Given data:
----------

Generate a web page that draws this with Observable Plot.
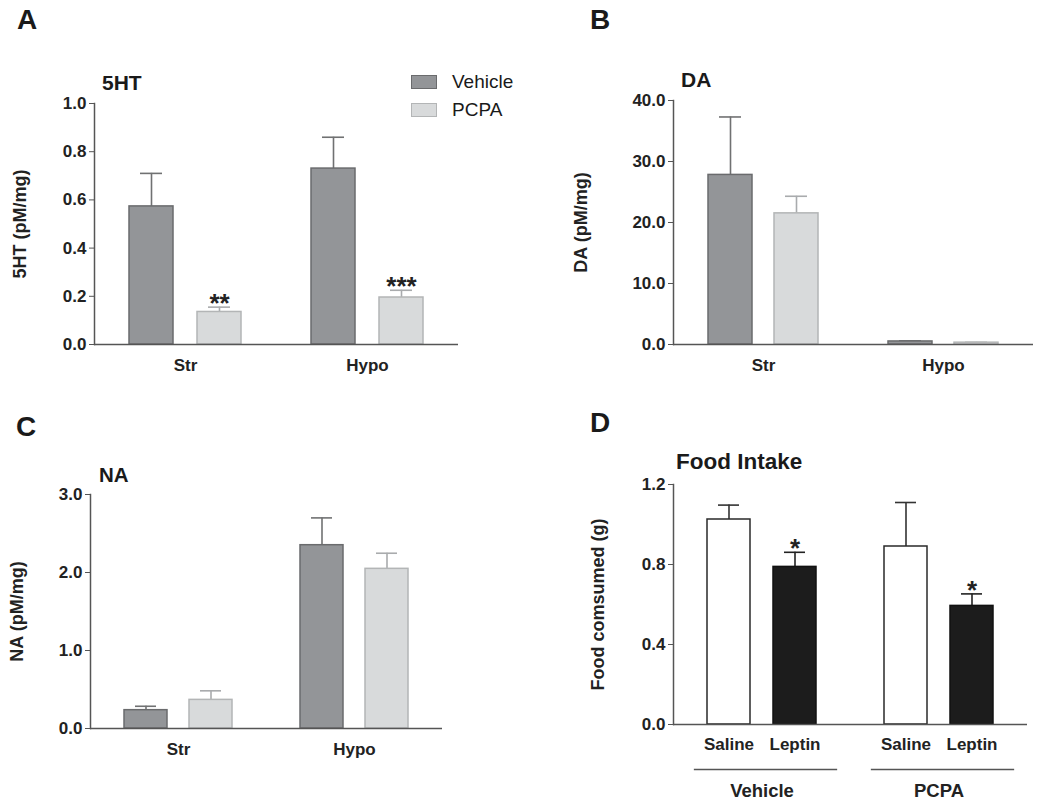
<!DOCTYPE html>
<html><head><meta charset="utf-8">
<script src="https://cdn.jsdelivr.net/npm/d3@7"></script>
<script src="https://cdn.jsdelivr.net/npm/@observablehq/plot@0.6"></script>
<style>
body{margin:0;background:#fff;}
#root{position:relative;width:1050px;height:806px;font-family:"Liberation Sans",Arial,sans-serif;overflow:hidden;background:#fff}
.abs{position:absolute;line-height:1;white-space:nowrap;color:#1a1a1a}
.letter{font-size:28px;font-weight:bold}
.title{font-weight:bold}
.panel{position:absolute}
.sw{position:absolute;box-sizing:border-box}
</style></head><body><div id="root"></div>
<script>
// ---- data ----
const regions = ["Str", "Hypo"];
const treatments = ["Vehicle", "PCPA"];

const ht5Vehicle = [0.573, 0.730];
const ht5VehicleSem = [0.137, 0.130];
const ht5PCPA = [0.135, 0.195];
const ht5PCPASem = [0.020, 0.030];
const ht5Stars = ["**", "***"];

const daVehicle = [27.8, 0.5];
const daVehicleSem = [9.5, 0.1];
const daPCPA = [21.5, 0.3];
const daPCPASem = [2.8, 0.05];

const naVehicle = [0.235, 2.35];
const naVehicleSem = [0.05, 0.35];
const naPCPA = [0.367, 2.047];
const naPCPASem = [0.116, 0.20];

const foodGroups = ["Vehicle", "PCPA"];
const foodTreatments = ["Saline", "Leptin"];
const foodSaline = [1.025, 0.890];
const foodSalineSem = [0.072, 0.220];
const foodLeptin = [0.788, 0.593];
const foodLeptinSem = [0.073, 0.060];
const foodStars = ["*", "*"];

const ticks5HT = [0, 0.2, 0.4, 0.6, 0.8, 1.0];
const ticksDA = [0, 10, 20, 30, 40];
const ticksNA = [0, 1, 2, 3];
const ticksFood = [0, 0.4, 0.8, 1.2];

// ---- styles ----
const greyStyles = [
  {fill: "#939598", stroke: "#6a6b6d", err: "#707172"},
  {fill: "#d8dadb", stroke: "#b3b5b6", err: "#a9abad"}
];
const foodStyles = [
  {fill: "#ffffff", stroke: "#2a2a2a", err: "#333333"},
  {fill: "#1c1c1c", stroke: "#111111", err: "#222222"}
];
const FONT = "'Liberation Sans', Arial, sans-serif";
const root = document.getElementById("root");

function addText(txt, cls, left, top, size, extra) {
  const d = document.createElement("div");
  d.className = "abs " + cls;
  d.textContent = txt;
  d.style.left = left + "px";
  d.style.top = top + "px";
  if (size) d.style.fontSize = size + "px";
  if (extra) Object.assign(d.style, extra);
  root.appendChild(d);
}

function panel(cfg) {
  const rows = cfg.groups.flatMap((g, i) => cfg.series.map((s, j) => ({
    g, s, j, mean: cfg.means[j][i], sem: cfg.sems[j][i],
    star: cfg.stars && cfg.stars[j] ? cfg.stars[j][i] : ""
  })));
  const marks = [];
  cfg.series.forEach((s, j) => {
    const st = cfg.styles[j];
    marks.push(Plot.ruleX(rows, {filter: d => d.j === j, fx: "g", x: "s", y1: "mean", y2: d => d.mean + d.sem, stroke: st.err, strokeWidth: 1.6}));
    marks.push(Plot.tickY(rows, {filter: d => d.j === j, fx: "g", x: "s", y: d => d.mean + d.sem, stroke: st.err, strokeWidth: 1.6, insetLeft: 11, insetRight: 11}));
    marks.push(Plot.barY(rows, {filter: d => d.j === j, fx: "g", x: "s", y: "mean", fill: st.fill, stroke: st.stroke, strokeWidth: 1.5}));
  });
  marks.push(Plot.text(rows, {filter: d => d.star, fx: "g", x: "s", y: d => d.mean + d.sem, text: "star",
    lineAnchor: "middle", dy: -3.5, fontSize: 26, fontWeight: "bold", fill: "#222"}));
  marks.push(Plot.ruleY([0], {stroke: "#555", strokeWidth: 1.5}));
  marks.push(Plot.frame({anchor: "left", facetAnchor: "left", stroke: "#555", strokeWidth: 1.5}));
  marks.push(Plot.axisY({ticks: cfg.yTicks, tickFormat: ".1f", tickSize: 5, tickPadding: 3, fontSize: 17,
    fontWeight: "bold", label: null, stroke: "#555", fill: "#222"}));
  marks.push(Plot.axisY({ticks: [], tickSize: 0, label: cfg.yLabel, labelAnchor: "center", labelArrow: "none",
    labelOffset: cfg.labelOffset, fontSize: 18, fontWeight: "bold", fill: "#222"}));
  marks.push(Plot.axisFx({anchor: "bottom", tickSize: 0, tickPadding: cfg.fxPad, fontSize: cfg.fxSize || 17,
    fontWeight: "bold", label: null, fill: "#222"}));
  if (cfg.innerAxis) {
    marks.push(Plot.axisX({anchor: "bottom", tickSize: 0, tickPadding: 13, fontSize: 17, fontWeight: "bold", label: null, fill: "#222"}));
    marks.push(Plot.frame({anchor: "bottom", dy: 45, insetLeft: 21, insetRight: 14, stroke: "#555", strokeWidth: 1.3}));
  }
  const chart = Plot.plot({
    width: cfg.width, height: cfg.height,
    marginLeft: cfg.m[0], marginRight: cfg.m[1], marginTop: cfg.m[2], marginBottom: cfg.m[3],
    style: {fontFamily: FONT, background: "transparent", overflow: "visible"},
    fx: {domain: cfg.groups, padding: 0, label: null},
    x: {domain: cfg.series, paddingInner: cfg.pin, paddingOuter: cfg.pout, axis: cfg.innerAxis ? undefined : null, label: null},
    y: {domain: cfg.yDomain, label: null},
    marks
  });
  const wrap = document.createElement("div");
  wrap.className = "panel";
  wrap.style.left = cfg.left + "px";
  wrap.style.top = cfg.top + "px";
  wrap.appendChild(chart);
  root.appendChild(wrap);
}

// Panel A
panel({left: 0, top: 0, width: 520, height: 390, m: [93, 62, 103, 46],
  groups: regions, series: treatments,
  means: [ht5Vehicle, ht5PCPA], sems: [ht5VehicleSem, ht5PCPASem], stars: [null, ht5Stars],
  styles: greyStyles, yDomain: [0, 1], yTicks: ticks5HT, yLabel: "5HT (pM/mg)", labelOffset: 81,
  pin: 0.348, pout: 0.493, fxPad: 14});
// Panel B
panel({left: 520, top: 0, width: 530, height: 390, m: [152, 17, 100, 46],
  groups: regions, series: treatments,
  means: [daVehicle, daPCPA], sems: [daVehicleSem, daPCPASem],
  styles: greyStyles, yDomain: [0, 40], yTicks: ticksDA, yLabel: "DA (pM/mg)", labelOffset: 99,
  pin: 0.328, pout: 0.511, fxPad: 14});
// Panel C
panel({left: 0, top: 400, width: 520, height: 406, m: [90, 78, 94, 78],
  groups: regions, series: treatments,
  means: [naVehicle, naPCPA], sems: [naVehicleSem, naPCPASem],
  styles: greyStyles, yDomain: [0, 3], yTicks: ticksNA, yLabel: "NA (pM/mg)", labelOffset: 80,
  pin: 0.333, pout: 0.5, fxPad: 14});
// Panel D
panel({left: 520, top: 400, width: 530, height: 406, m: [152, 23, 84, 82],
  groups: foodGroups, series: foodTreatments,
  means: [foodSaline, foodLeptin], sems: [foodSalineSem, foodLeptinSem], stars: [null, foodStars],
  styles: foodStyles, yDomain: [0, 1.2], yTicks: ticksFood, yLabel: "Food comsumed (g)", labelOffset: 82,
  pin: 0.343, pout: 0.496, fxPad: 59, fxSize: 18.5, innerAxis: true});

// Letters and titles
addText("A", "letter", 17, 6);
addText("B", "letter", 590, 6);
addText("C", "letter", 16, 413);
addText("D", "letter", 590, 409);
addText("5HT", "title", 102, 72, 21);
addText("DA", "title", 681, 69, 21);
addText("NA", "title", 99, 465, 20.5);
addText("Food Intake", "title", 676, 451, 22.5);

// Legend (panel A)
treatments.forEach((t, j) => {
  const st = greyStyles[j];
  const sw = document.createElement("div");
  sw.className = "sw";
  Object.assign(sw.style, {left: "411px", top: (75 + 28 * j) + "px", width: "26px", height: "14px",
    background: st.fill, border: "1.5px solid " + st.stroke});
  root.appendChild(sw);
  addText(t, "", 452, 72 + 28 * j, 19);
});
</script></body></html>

----------

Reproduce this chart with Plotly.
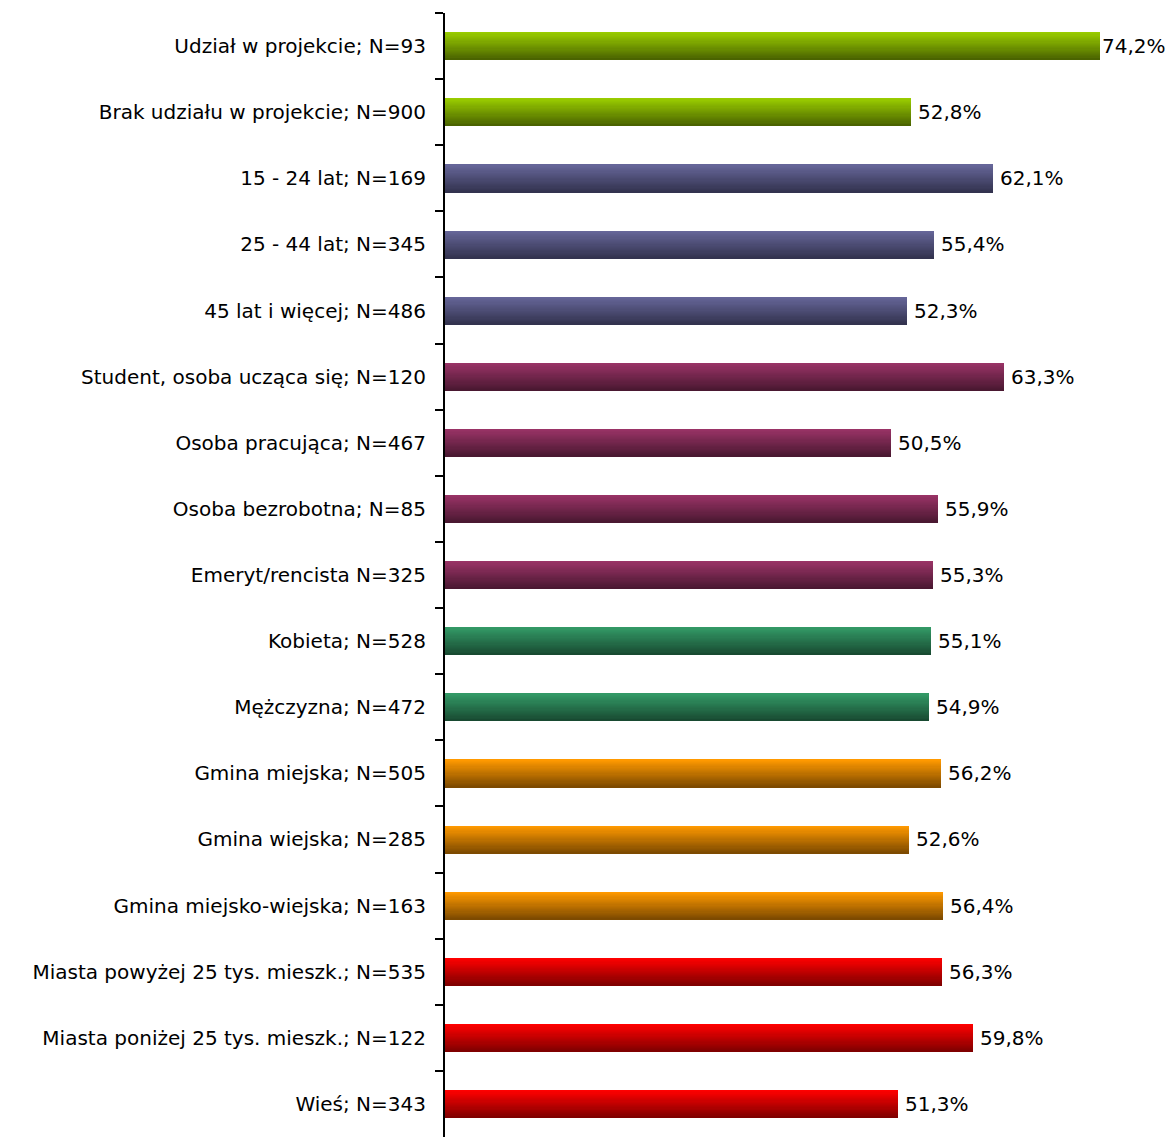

----------

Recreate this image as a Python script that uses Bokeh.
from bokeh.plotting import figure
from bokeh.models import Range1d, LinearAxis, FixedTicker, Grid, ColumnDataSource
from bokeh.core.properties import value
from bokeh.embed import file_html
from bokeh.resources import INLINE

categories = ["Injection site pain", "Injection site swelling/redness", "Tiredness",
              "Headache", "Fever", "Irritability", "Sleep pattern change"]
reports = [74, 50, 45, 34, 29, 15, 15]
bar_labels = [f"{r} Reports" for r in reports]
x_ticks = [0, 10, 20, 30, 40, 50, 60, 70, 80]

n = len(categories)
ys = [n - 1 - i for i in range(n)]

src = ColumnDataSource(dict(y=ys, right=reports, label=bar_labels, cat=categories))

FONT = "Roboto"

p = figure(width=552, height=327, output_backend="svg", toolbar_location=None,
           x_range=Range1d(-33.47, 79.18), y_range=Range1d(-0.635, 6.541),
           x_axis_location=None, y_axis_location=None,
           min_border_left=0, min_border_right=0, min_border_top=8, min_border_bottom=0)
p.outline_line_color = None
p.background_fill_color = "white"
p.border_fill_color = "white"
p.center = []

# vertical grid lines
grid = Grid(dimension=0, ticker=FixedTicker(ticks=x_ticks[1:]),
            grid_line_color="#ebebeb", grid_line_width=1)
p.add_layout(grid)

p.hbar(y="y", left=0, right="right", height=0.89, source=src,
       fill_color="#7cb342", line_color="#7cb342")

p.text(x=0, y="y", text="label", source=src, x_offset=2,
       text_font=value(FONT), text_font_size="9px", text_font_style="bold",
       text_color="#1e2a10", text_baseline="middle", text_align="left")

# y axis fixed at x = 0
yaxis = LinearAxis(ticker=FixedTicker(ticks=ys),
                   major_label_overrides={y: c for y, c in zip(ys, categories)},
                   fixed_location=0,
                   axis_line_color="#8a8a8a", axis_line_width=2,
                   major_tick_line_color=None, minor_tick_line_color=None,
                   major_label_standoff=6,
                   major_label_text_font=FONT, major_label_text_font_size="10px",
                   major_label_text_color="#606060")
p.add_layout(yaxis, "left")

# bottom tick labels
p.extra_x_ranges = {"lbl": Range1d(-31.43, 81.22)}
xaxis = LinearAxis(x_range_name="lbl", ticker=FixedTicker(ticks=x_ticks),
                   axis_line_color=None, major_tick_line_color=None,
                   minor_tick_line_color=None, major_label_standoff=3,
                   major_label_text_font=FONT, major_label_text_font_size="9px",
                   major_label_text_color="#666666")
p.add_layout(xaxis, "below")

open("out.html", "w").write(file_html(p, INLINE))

----------

Task instructions:
Review the preceding data and report every line that includes the string "chart".

Result of this exercise:
  const chart = Plot.plot({
  wrap.appendChild(chart);
Reproduce this chart with Plotly.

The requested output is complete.